With an increase in the breadth of open-source technologies being released by Google, the company is now clubbing all of them under one roof through the release of a dedicated website. This includes every open-source project ranging from Android and Kubernetes to Chromium and TensorFlow among others.

This Google Open Source website has been debuted with the primary aim of bringing together the uncluttered mess of open-source technologies. The tech giant, in the press release, states that it has released thousands of projects through 100+ Github organizations and Google’s self-hosted repository. And sometimes it becomes difficult to recognize the scope and scale of the open-source projects.

Thus, the projects are now being brought together with the release of this directory, which will be the primary hub for all open-source releases. They will still continue to live on their respective channels, but will now be easily discoverable by developers. But, that’s not all. Google is also willing to provide you an insider look by detailing how the open-source technologies are used within their products. It also plans on updating each project with lifecycle and maturity details.
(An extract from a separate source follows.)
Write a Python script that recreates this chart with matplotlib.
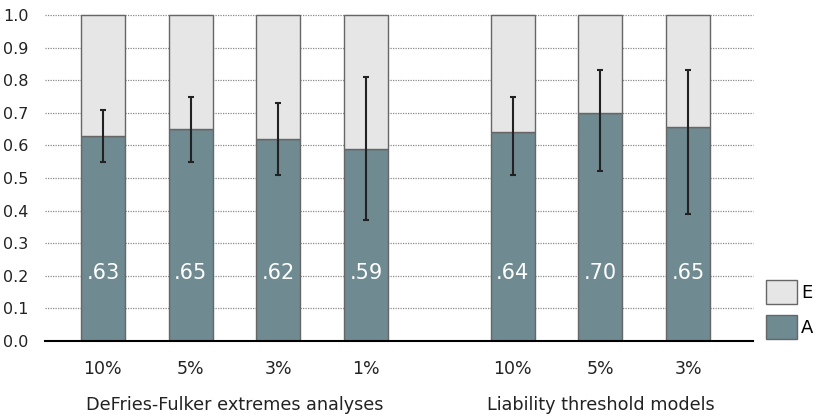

Will Norris, Engineering Manager at Google’s Open Source Programs Office describes the objective behind this release as under:

This new site showcases the breadth and depth of our love for open source. It will contain the expected things: our programs, organizations we support, and a comprehensive list of open source projects we’ve released. But it also contains something unexpected: a look under the hood at how we “do” open source.

In addition, Google is also providing a significant resource for other enterprises on its new open-source website. The tech giant has decided to make the knowledge of how it goes about working on open-source internally through a series of public documents. Such documents will shed light on processes followed to release new projects, submit patches to others’ projects and how the open source office manages any new code brought from outside into the company. This is important for contributing to the community when it helps you build your products. To this, Norris adds,

Our policies and procedures are informed by many years of experience and lessons we’ve learned along the way. We know that our particular approach to open source might not be right for everyone—there’s more than one way to do open source—and so these docs should not be read as a “how-to” guide.

However, it is not the only means through which Google contributes to the open-source community, still it forms the biggest portion of what they do. The tech giant is known to host initiatives such as Google Summer of Code and Google Code-in to help developers get acquainted with open-source technologies. It also sponsors other free-to-use projects and communities via third-party organizations like Software Freedom Conservancy, Apache Software Foundation, and others.